Other sectors likely to be affected include advanced manufacturing, and information and communications technology. This creates the risk that Australia will fall behind in areas such as robotics and lose its ability to become a global technology leader.

Any changes would unfairly impact businesses that have already invested in R&D based on the current rules. They would also add significantly to the compliance burden for businesses needing to track the tax offset claimed, as well as those embarking on merger and acquisitions activity. In summary, not only would the R&D incentive be smaller, but there would be larger costs associated with administering it.

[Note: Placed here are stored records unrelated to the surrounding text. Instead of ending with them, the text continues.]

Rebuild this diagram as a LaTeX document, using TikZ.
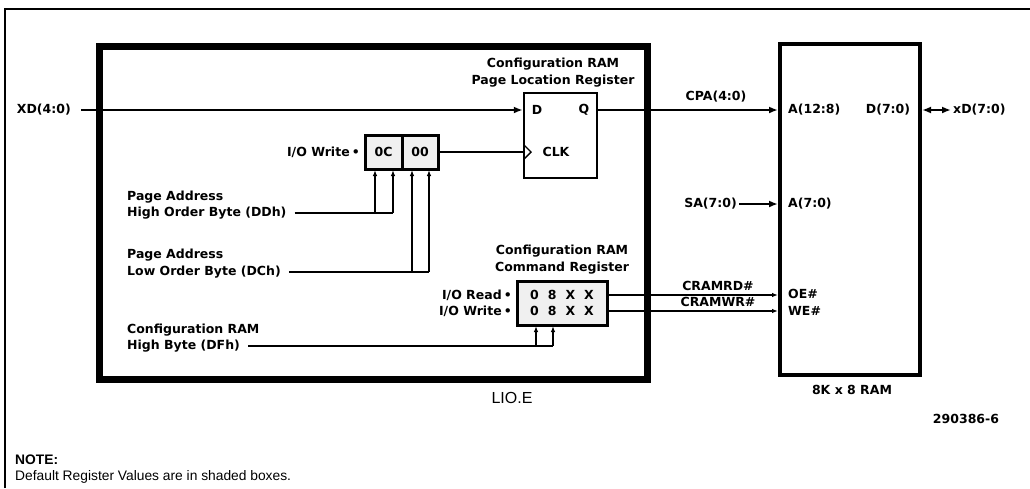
\documentclass[tikz,border=0pt]{standalone}
\usepackage{fontspec}
\setmainfont{DejaVu Sans}
\newfontfamily\notefont{Liberation Sans}
\usetikzlibrary{arrows.meta}
\begin{document}
\begin{tikzpicture}[x=1pt,y=-1pt,
  font=\bfseries\fontsize{12.5}{17}\selectfont,
  lbl/.style={inner sep=2pt},
  sig/.style={line width=1.4pt},
  bus/.style={line width=1.9pt},
  arr/.style={-{Latex[length=9pt,width=7pt]}},
  sarr/.style={-{Latex[length=6pt,width=4.5pt]}},
  regbox/.style={draw,line width=3pt,fill=gray!12,inner sep=0pt},
  ffbox/.style={draw,line width=2.5pt,inner sep=0pt},
  notestyle/.style={inner sep=0pt,anchor=west,font=\notefont\fontsize{13.8}{16}\selectfont}]
\useasboundingbox (0,0) rectangle (1030,488);
% outer frame
\draw[line width=1.5pt] (5,488) -- (5,9) -- (1030,9);
% LIO.E box
\node[draw,line width=7pt,minimum width=548pt,minimum height=333pt,inner sep=0pt] (lio) at (373.5,212.5) {};
\node[lbl,font=\notefont\fontsize{16}{18}\selectfont] (liolbl) at (512,398) {LIO.E};
% RAM
\node[draw,line width=4pt,minimum width=140pt,minimum height=331pt,inner sep=0pt] (ram) at (850,209.5) {};
\node[lbl] (ramlbl) at (852,390) {8K x 8 RAM};
\node[lbl] (fig) at (966,419) {290386-6};
% note
\node[notestyle,font=\notefont\bfseries\fontsize{13.8}{16}\selectfont] (note) at (15,460) {NOTE:};
\node[notestyle] (notetxt) at (15,477) {Default Register Values are in shaded boxes.};
% Page location register
\node[ffbox,minimum width=73pt,minimum height=85pt] (plr) at (560.5,135.5) {};
\node[lbl,align=center] (plrt) at (553,72.5) {Configuration RAM\\Page Location Register};
\node[lbl] (dl) at (537,110) {D};
\node[lbl] (ql) at (584,110) {Q};
\node[lbl] (clkl) at (556,152) {CLK};
\draw[sig] (524,145) -- (531,152) -- (524,159);
% OC / 00 registers
\node[regbox,minimum width=37pt,minimum height=34pt] (oc) at (383.5,152) {0C};
\node[regbox,minimum width=36pt,minimum height=34pt] (oo) at (420,152) {00};
\node[lbl,anchor=east] (iow1) at (362,152) {I/O Write\,•};
\coordinate (ocA) at (375,170);
\coordinate (ocB) at (393,170);
\coordinate (ooA) at (412,170);
\coordinate (ooB) at (429,170);
% command register
\node[regbox,minimum width=90pt,minimum height=44pt] (cmd) at (562,303) {};
\node[lbl,align=center] (cmdt) at (562,259.5) {Configuration RAM\\Command Register};
\node[lbl] (row1) at (562,295) {0\hspace{9pt}8\hspace{9pt}X\hspace{9pt}X};
\node[lbl] (row2) at (562,311) {0\hspace{9pt}8\hspace{9pt}X\hspace{9pt}X};
\node[lbl,anchor=east] (ior) at (514,295) {I/O Read\,•};
\node[lbl,anchor=east] (iow2) at (514,311) {I/O Write\,•};
\coordinate (cA) at (536,326);
\coordinate (cB) at (553,326);
% left labels
\node[lbl,anchor=west] (ddh1) at (125,197) {Page Address};
\node[lbl,anchor=west] (ddh2) at (125,213) {High Order Byte (DDh)};
\node[lbl,anchor=west] (dch1) at (125,255) {Page Address};
\node[lbl,anchor=west] (dch2) at (125,272) {Low Order Byte (DCh)};
\node[lbl,anchor=west] (dfh1) at (125,330) {Configuration RAM};
\node[lbl,anchor=west] (dfh2) at (125,346) {High Byte (DFh)};
\draw[sig] ([xshift=6pt]ddh2.east) -- (ddh2.east -| ocB);
\draw[sig,sarr] (ddh2.east -| ocA) -- (ocA);
\draw[sig,sarr] (ddh2.east -| ocB) -- (ocB);
\draw[sig] ([xshift=6pt]dch2.east) -- (dch2.east -| ooB);
\draw[sig,sarr] (dch2.east -| ooA) -- (ooA);
\draw[sig,sarr] (dch2.east -| ooB) -- (ooB);
\draw[sig] ([xshift=6pt]dfh2.east) -- (dfh2.east -| cB);
\draw[sig,sarr] (dfh2.east -| cA) -- (cA);
\draw[sig,sarr] (dfh2.east -| cB) -- (cB);
% XD input
\node[lbl,anchor=east] (xd) at (73,110) {XD(4:0)};
\draw[bus,arr] ([xshift=8pt]xd.east) -- (plr.west |- xd.east);
% clock
\draw[sig] (oo.east) -- (plr.west |- oo.east);
% Q to RAM
\draw[bus,arr] (plr.east |- xd.east) -- (ram.west |- xd.east);
\node[lbl] (cpa) at (716,97) {CPA(4:0)};
\node[lbl,anchor=west] (a128) at (786,110) {A(12:8)};
\node[lbl] (d70) at (888,110) {D(7:0)};
\node[lbl,anchor=west] (xdo) at (951,110) {xD(7:0)};
\draw[bus,{Latex[length=9pt,width=7pt]}-{Latex[length=9pt,width=7pt]}] (ram.east |- xdo.west) -- (xdo.west);
% SA
\node[lbl,anchor=east] (sa) at (739,204) {SA(7:0)};
\draw[bus,arr] (sa.east) -- (ram.west |- sa.east);
\node[lbl,anchor=west] (a70) at (786,204) {A(7:0)};
% CRAM lines
\draw[sig,sarr] (cmd.east |- row1.east) -- (ram.west |- row1.east);
\draw[sig,sarr] (cmd.east |- row2.east) -- (ram.west |- row2.east);
\node[lbl] (crd) at (718,286) {CRAMRD\#};
\node[lbl] (cwr) at (718,302) {CRAMWR\#};
\node[lbl,anchor=west] (oe) at (786,294) {OE\#};
\node[lbl,anchor=west] (we) at (786,311) {WE\#};
\end{tikzpicture}
\end{document}
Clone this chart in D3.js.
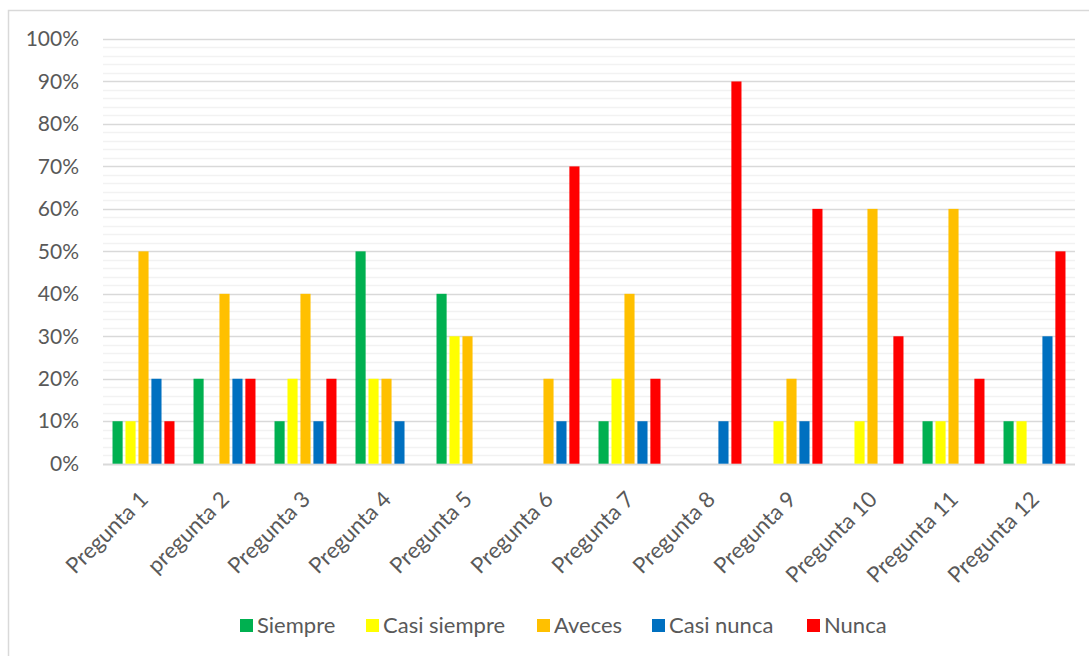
<!DOCTYPE html>
<html>
<head>
<meta charset="utf-8">
<script src="https://cdn.jsdelivr.net/npm/d3@7"></script>
<style>
  body { margin: 0; background: #fff; }
  text { font-family: Lato, "Liberation Sans", sans-serif; fill: #595959; }
</style>
</head>
<body>
<div id="chart"></div>
<script>
// data
var categories = ["Pregunta 1", "pregunta 2", "Pregunta 3", "Pregunta 4", "Pregunta 5", "Pregunta 6",
  "Pregunta 7", "Pregunta 8", "Pregunta 9", "Pregunta 10", "Pregunta 11", "Pregunta 12"];
var seriesNames = ["Siempre", "Casi siempre", "Aveces", "Casi nunca", "Nunca"];
var seriesColors = ["#00b050", "#ffff00", "#ffc000", "#0070c0", "#ff0000"];
var siempre     = [0.1, 0.2, 0.1, 0.5, 0.4, 0,   0.1, 0,   0,   0,   0.1, 0.1];
var casiSiempre = [0.1, 0,   0.2, 0.2, 0.3, 0,   0.2, 0,   0.1, 0.1, 0.1, 0.1];
var aveces      = [0.5, 0.4, 0.4, 0.2, 0.3, 0.2, 0.4, 0,   0.2, 0.6, 0.6, 0];
var casiNunca   = [0.2, 0.2, 0.1, 0.1, 0,   0.1, 0.1, 0.1, 0.1, 0,   0,   0.3];
var nunca       = [0.1, 0.2, 0.2, 0,   0,   0.7, 0.2, 0.9, 0.6, 0.3, 0.2, 0.5];
var yTicks = [0, 0.1, 0.2, 0.3, 0.4, 0.5, 0.6, 0.7, 0.8, 0.9, 1];

var seriesValues = [siempre, casiSiempre, aveces, casiNunca, nunca];

var W = 1089, H = 656;
var margin = {left: 103, right: 14, top: 39, bottom: 192};

var svg = d3.select("#chart").append("svg")
  .attr("width", W)
  .attr("height", H);

// outer chart border (cut off on the right and bottom)
svg.append("rect")
  .attr("x", 8.5).attr("y", 10.5)
  .attr("width", W + 20).attr("height", H + 20)
  .attr("fill", "#fff")
  .attr("stroke", "#d9d9d9")
  .attr("stroke-width", 1.5);

var x = d3.scaleBand()
  .domain(categories)
  .range([margin.left, W - margin.right])
  .paddingInner(0.235)
  .paddingOuter(0.1175);

var xs = d3.scaleBand()
  .domain(seriesNames)
  .range([0, x.bandwidth()])
  .paddingInner(0.22);

var y = d3.scaleLinear()
  .domain([0, 1])
  .range([H - margin.bottom - 0.3, margin.top]);

var x0 = margin.left, x1 = W - margin.right;

// minor gridlines every 2%
var minor = d3.range(0, 101, 2).filter(function (v) { return v % 10 !== 0; }).map(function (v) { return v / 100; });
svg.append("g").selectAll("line")
  .data(minor)
  .enter().append("line")
  .attr("x1", x0).attr("x2", x1)
  .attr("y1", function (d) { return Math.round(y(d)) + 0.5; })
  .attr("y2", function (d) { return Math.round(y(d)) + 0.5; })
  .attr("stroke", "#f2f2f2")
  .attr("stroke-width", 1.5);

// major gridlines
svg.append("g").selectAll("line")
  .data(yTicks)
  .enter().append("line")
  .attr("x1", x0).attr("x2", x1)
  .attr("y1", function (d) { return Math.round(y(d)) + 0.5; })
  .attr("y2", function (d) { return Math.round(y(d)) + 0.5; })
  .attr("stroke", "#d9d9d9")
  .attr("stroke-width", function (d) { return d === 0 ? 2 : 1.5; });

// y axis labels
var yAxis = d3.axisLeft(y)
  .tickValues(yTicks)
  .tickFormat(d3.format(".0%"))
  .tickSize(0)
  .tickPadding(24);
var gy = svg.append("g")
  .attr("transform", "translate(" + x0 + ",0)")
  .call(yAxis);
gy.select(".domain").remove();
gy.selectAll("text")
  .attr("font-size", 21)
  .attr("font-family", "Lato, 'Liberation Sans', sans-serif")
  .attr("fill", "#595959");

// bars
var groups = svg.append("g").selectAll("g")
  .data(seriesNames)
  .enter().append("g")
  .attr("fill", function (d, i) { return seriesColors[i]; });

groups.selectAll("rect")
  .data(function (s, i) {
    return seriesValues[i].map(function (v, j) { return {cat: categories[j], series: s, value: v}; });
  })
  .enter().append("rect")
  .filter(function (d) { return d.value > 0; })
  .attr("x", function (d) { return x(d.cat) + xs(d.series); })
  .attr("width", xs.bandwidth())
  .attr("y", function (d) { return y(d.value); })
  .attr("height", function (d) { return y(0) - y(d.value); });

// x axis labels, rotated
var xAxis = d3.axisBottom(x).tickSize(0).tickPadding(0);
var gx = svg.append("g")
  .attr("transform", "translate(0," + y(0) + ")")
  .call(xAxis);
gx.select(".domain").remove();
gx.selectAll("text")
  .attr("font-size", 22)
  .attr("font-family", "Lato, 'Liberation Sans', sans-serif")
  .attr("fill", "#595959")
  .attr("text-anchor", "end")
  .attr("dy", 0)
  .attr("transform", "translate(6,37) rotate(-45)");

// legend
var legendX = [240, 366, 537, 652, 807];
var legend = svg.append("g").selectAll("g")
  .data(seriesNames)
  .enter().append("g")
  .attr("transform", function (d, i) { return "translate(" + legendX[i] + ",619)"; });
legend.append("rect")
  .attr("width", 13).attr("height", 13)
  .attr("fill", function (d, i) { return seriesColors[i]; });
legend.append("text")
  .attr("x", 17)
  .attr("y", 6.5)
  .attr("dy", "0.35em")
  .attr("font-size", 22)
  .text(function (d) { return d; });
</script>
</body>
</html>
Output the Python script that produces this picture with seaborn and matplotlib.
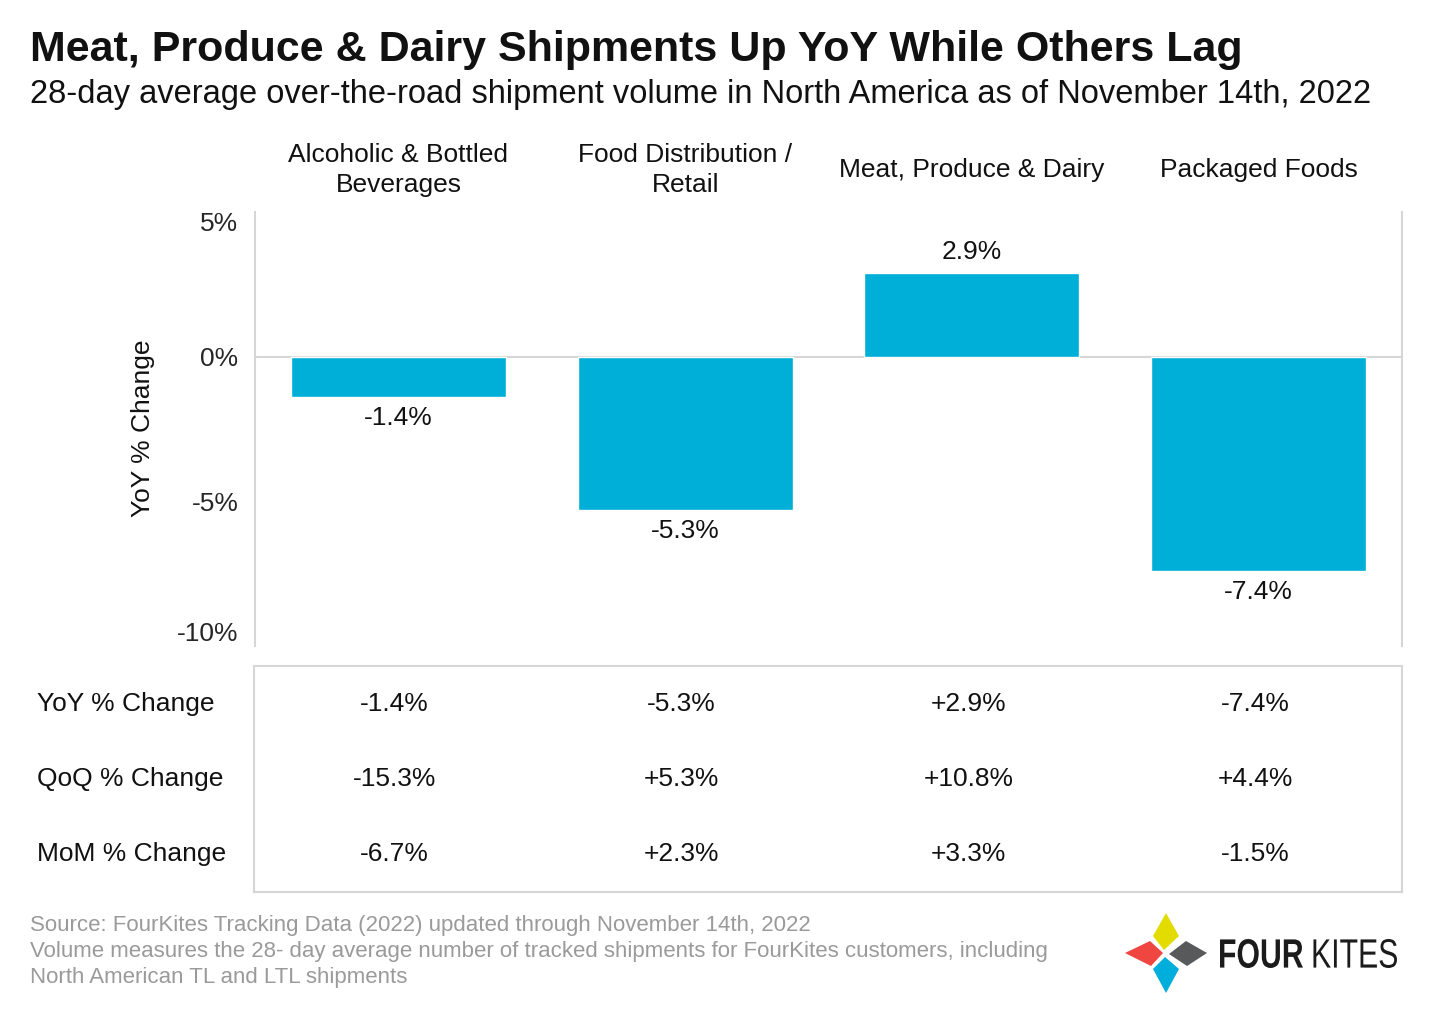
import numpy as np
import pandas as pd
import matplotlib.pyplot as plt
import seaborn as sns
from matplotlib.textpath import TextPath
from matplotlib.font_manager import FontProperties
from matplotlib.patches import Polygon, PathPatch
from matplotlib.path import Path

sns.set_theme(style="white")
plt.rcParams['font.family'] = ['Liberation Sans', 'DejaVu Sans']

# data
categories = ["Alcoholic & Bottled\nBeverages", "Food Distribution /\nRetail",
              "Meat, Produce & Dairy", "Packaged Foods"]
yoy = [-1.4, -5.3, 2.9, -7.4]
row_names = ["YoY % Change", "QoQ % Change", "MoM % Change"]
yoy_txt = ["-1.4%", "-5.3%", "+2.9%", "-7.4%"]
qoq_txt = ["-15.3%", "+5.3%", "+10.8%", "+4.4%"]
mom_txt = ["-6.7%", "+2.3%", "+3.3%", "-1.5%"]
yticks = [5, 0, -5, -10]
ytick_labels = ["5%", "0%", "-5%", "-10%"]

W, H = 1431, 1023
bar_color = "#00AFD7"
grey_line = "#d6d6d6"
fs = 19

fig = plt.figure(figsize=(W / 100, H / 100), dpi=100)

def fx(px):
    return px / W

def fy(py):
    return 1 - py / H

# main bar chart
ax = fig.add_axes([fx(255), fy(646), fx(1402) - fx(255), fy(212) - fy(646)])
df = pd.DataFrame({"cat": categories, "yoy": yoy})
sns.barplot(data=df, x="cat", y="yoy", color=bar_color, saturation=1,
            width=0.75, ax=ax)
ax.set_xlim(-0.5, 3.5)
ax.set_ylim(-10, 5)
ax.axhline(0, color=grey_line, lw=1.5, zorder=0)
ax.set_xlabel("")
ax.set_ylabel("")
ax.set_xticks([])
ax.set_yticks(yticks)
ax.set_yticklabels(ytick_labels, fontsize=fs)
ax.tick_params(axis="y", length=0, pad=12)
labs = ax.get_yticklabels()
labs[0].set_va("top")
labs[-1].set_va("bottom")
for s in ["top", "bottom"]:
    ax.spines[s].set_visible(False)
for s in ["left", "right"]:
    ax.spines[s].set_color(grey_line)
    ax.spines[s].set_linewidth(1.5)

for i, v in enumerate(yoy):
    off = 15 if v > 0 else -15
    ax.annotate(f"{v:.1f}%", (i, v), xytext=(0, off), textcoords="offset points",
                ha="center", va="center", fontsize=fs, color="#111111")

trans = ax.get_xaxis_transform()
for i, c in enumerate(categories):
    ax.text(i, 1.097, c, transform=trans, ha="center", va="center",
            fontsize=fs, linespacing=1.35, color="#111111")

fig.text(fx(143), fy(428), "YoY % Change", rotation=90, ha="center",
         va="center", fontsize=fs, color="#111111")

# table below
tab = fig.add_axes([fx(254), fy(892), fx(1402) - fx(254), fy(666) - fy(892)])
tab.set_xlim(-0.5, 3.5)
tab.set_ylim(0, 1)
tab.set_xticks([])
tab.set_yticks([])
for s in tab.spines.values():
    s.set_color(grey_line)
    s.set_linewidth(1.5)
row_y = [0.83, 0.498, 0.166]
for r, vals in enumerate([yoy_txt, qoq_txt, mom_txt]):
    for i, t in enumerate(vals):
        tab.text(i - 0.01, row_y[r], t, ha="center", va="center",
                 fontsize=fs, color="#111111")
    fig.text(fx(37), fy(666 + (1 - row_y[r]) * 226), row_names[r],
             ha="left", va="center", fontsize=fs, color="#111111")

# titles
fig.text(fx(30), fy(50), "Meat, Produce & Dairy Shipments Up YoY While Others Lag",
         ha="left", va="center", fontsize=31, fontweight="bold", color="#111111")
fig.text(fx(30), fy(94),
         "28-day average over-the-road shipment volume in North America as of November 14th, 2022",
         ha="left", va="center", fontsize=23.5, color="#111111")

# footer
footer = ["Source: FourKites Tracking Data (2022) updated through November 14th, 2022",
          "Volume measures the 28- day average number of tracked shipments for FourKites customers, including",
          "North American TL and LTL shipments"]
for k, line in enumerate(footer):
    fig.text(fx(30), fy(925 + 26.5 * k), line, ha="left", va="center",
             fontsize=16, color="#9a9a9a")

# logo
lg = fig.add_axes([0, 0, 1, 1])
lg.set_xlim(0, W)
lg.set_ylim(H, 0)
lg.axis("off")
kites = [
    ([(1166, 913), (1153, 936), (1164, 950), (1179, 936)], "#E2DC00"),
    ([(1169, 954), (1186, 941), (1207, 953), (1187, 966)], "#58595B"),
    ([(1125, 953), (1150, 941), (1163, 953), (1151, 966)], "#EF4641"),
    ([(1165, 957), (1153, 969), (1166, 993), (1179, 969)], "#00AEDB"),
]
for pts, col in kites:
    lg.add_patch(Polygon(pts, closed=True, facecolor=col, edgecolor="none"))

def word(txt, x0, x1, y_top, y_bot, weight):
    tp = TextPath((0, 0), txt, size=1, prop=FontProperties(family="Liberation Sans", weight=weight))
    v = tp.vertices.copy()
    xmin, ymin = v.min(axis=0)
    xmax, ymax = v.max(axis=0)
    v[:, 0] = x0 + (v[:, 0] - xmin) / (xmax - xmin) * (x1 - x0)
    v[:, 1] = y_bot - (v[:, 1] - ymin) / (ymax - ymin) * (y_bot - y_top)
    lg.add_patch(PathPatch(Path(v, tp.codes), facecolor="#1b1b1b", edgecolor="none"))

word("FOUR", 1218, 1303, 939, 968, "bold")
word("KITES", 1311, 1397, 939, 968, "normal")

fig.savefig("out.png", dpi=100)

As for larger companies, the proposed intensity test aims to encourage them to allocate more resources to R&D activities, thereby achieving additionality. However, what expenditure should be included when determining if the 1% threshold has been met? Some categories are not eligible for R&D yet still significant, such as core technology, buildings, amounts that go into the cost base of an asset, and overseas R&D. This is not a business-as-usual expenditure; it is R&D investment that the law disallows.

R&D incentives are part of the toolkit to support innovation velocity across the developed world, including the United States, the United Kingdom, Japan, Singapore and Canada. Corporate tax rates in most of these countries are lower than those in Australia. Therefore, the Treasurer’s suggestion that R&D incentives are a proxy for lower tax rates does not hold water.

It is also important to emphasise that the R&D tax incentive operates as part of tax law. There are rules and requirements, and active regulators that have shown they are prepared to take appropriate legal action against abuse.

Are there any alternatives if the goal is to have an effective program? It is time to consider if the right companies are being targeted. One option would be to broaden eligibility for the refundable tax offset to companies with a turnover of $50 million. This was originally identified in 2008 by the Cutler Review of the National Innovation System as being the size of a company that would respond best to an R&D tax incentive.  

Of course, the scheme is only one lever. Ultimately, the best budget strategy is to retain innovative businesses in Australia so they can continue making an economic contribution. Pairing the R&D tax incentive with a strategy of corporate tax reductions, rather than overhauling the incentive, would appear most likely to achieve the key policy goal. That is, to attract outstanding companies to Australia – and keep them here.